Now to this rapid pace of appreciation. Starting with the macroeconomics.

  • Soft US inflation numbers for October and November have slowed down the fear that the US Federal Reserve will continue to hike interest rates at the pace that they have in 2022.
  • Oil prices have fallen significantly from about $100 per barrel to around $80 per barrel slightly reducing the value of dollars needed for fuel imports.
  • According to Dr. Philip Abradu-Otoo of the BOG, demand for dollars have reduced as high import prices and high custom duties have traders on the sidelines.
  • Dr Abradu-Otoo also mentioned the tightening of liquidity requirements in banks that the BoG implemented in September, thus reducing the supply of cedis on the market.
  • Cocoa syndicated loans that hit the BoG’s account in October aided to stabilize the cedi a bit through the storms of November before the change in narrative started to strengthen the currency.

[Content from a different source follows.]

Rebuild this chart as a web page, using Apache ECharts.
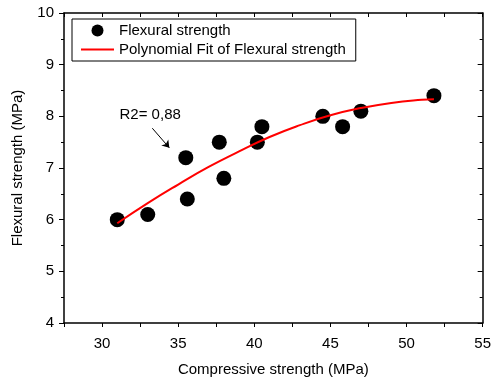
<!DOCTYPE html>
<html>
<head>
<meta charset="utf-8">
<script src="https://cdn.jsdelivr.net/npm/echarts@6/dist/echarts.min.js"></script>
<style>
    html, body { margin: 0; padding: 0; background: #fff; }
    #chart { width: 494px; height: 383px; }
</style>
</head>
<body>
<div id="chart"></div>
<script>
// measured points (compressive, flexural)
const compressive = [31.0, 33.0, 35.5, 35.6, 37.7, 38.0, 40.2, 40.5, 44.5, 45.8, 47.0, 51.8]
const flexural = [6.0, 6.1, 7.2, 6.4, 7.5, 6.8, 7.5, 7.8, 8.0, 7.8, 8.1, 8.4]

// polynomial fit curve
const fitX = [31, 33, 35, 37, 39, 41, 43, 45, 47, 49, 51, 51.8]
const fitY = [5.93, 6.32, 6.68, 7.02, 7.32, 7.60, 7.83, 8.02, 8.16, 8.26, 8.32, 8.33]

const xTicks = [30, 35, 40, 45, 50, 55]
const yTicks = [4, 5, 6, 7, 8, 9, 10]

const font = 'Liberation Sans, Arial, sans-serif'

const chart = echarts.init(document.getElementById('chart'))

// 主坐标轴 + 上/右镜像轴
const baseX = {
    type: 'value',
    min: 27.5,
    max: 55,
    interval: 2.5,
    splitLine: { show: false },
    axisLine: { show: true, onZero: false, lineStyle: { color: '#000', width: 1.5 } },
}
const baseY = {
    type: 'value',
    min: 4,
    max: 10,
    interval: 1,
    splitLine: { show: false },
    axisLine: { show: true, onZero: false, lineStyle: { color: '#000', width: 1.5 } },
    minorTick: { show: true, splitNumber: 2, length: 3, lineStyle: { color: '#000' } },
}

chart.setOption({
    animation: false,
    textStyle: { fontFamily: font },
    grid: { left: 64, right: 8, top: 13, bottom: 60 },
    legend: {
        orient: 'vertical',
        left: 72,
        top: 19,
        padding: [4, 10, 4, 8],
        itemGap: 4,
        itemWidth: 33,
        itemHeight: 12,
        borderColor: '#000',
        borderWidth: 1,
        borderRadius: 0,
        textStyle: { color: '#000', fontSize: 15, fontFamily: font },
        data: [
            { name: 'Flexural strength' },
            // 只要线，不要圆点
            { name: 'Polynomial Fit of Flexural strength', itemStyle: { color: 'rgba(0,0,0,0)', borderWidth: 0 } },
        ],
    },
    xAxis: [
        Object.assign({}, baseX, {
            position: 'bottom',
            name: 'Compressive strength (MPa)',
            nameLocation: 'middle',
            nameGap: 39,
            nameTextStyle: { color: '#000', fontSize: 15, fontFamily: font },
            axisTick: { show: true, inside: false, length: 4, lineStyle: { color: '#000' } },
            axisLabel: {
                color: '#000',
                fontSize: 15,
                margin: 13,
                formatter: v => (xTicks.includes(v) ? String(v) : ''),
            },
        }),
        Object.assign({}, baseX, {
            position: 'top',
            axisTick: { show: true, inside: true, length: 4, lineStyle: { color: '#000' } },
            axisLabel: { show: false },
        }),
    ],
    yAxis: [
        Object.assign({}, baseY, {
            position: 'left',
            name: 'Flexural strength (MPa)',
            nameLocation: 'middle',
            nameGap: 39,
            nameTextStyle: { color: '#000', fontSize: 15, fontFamily: font },
            axisTick: { show: true, inside: false, length: 5, lineStyle: { color: '#000' } },
            axisLabel: {
                color: '#000',
                fontSize: 15,
                margin: 10,
                formatter: v => (yTicks.includes(v) ? String(v) : ''),
            },
        }),
        Object.assign({}, baseY, {
            position: 'right',
            axisTick: { show: true, inside: true, length: 5, lineStyle: { color: '#000' } },
            minorTick: { show: true, splitNumber: 2, length: 3, lineStyle: { color: '#000' } },
            axisLabel: { show: false },
        }),
    ],
    series: [
        {
            name: 'Flexural strength',
            type: 'scatter',
            xAxisIndex: 0,
            yAxisIndex: 0,
            symbol: 'circle',
            symbolSize: 15,
            itemStyle: { color: '#000', opacity: 1 },
            data: compressive.map((x, i) => [x, flexural[i]]),
            // 注释：R2 文本和箭头
            markPoint: {
                silent: true,
                symbol: 'circle',
                symbolSize: 0,
                label: {
                    show: true,
                    position: 'inside',
                    formatter: 'R2= 0,88',
                    color: '#000',
                    fontSize: 15,
                    fontFamily: font,
                },
                data: [{ coord: [33.16, 8.02] }],
            },
            markLine: {
                silent: true,
                symbol: ['none', 'arrow'],
                symbolSize: 7,
                lineStyle: { color: '#000', width: 1, type: 'solid' },
                label: { show: false },
                data: [[{ coord: [33.3, 7.77] }, { coord: [34.42, 7.39] }]],
            },
        },
        {
            name: 'Polynomial Fit of Flexural strength',
            type: 'line',
            xAxisIndex: 0,
            yAxisIndex: 0,
            smooth: true,
            symbol: 'none',
            lineStyle: { color: '#ff0000', width: 2 },
            itemStyle: { color: '#ff0000' },
            data: fitX.map((x, i) => [x, fitY[i]]),
        },
    ],
})
</script>
</body>
</html>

But the most important catalysts were the announcement of the debt exchange programme and the subsequent announcement of the Staff Level Agreement with the IMF. People’s concerns was that Ghana, long seen as a stable investment destination, was becoming an economic pariah due to their refusal to seek help from the IMF and then their unsustainable debt which was going to lead to a rejection by the IMF. Once the debt exchange was announced sentiments turned immediately. Ghana had found a way to work around its unsustainable debt and so this was just going to be another one of Ghana’s numerous IMF deals. Nothing to see here. Situation is back to normal.

This post is already lengthy so I will not dig into whether the fundamental financial imbalances have changed (they haven’t) or whether the debt exchange programme (an IMF board level approval requirement) will be accepted by investors. Instead I would like to conclude on how dangerous the violent volatility of the cedi this year is.

The above chart is not how any currency of a sovereign nation should trade. Trust that a country’s currency would be a store of value and a stable unit of account is essential. People plan their savings, investments, businesses, careers and retirements around the assumption that a country’s economy would be largely predictable. When a currency displays the tendency to swing wildly in one direction or the other in very short periods it raises the possibility that one can be brought into financial ruin within a short period. That is a disincentive for long-term planning centred around a currency or even worse – around a country. These wild swings over the past few months have been indicative of a systemic weakness in the currency that needs to be addressed with all urgency. People’s lives should not have to be this impacted by narratives.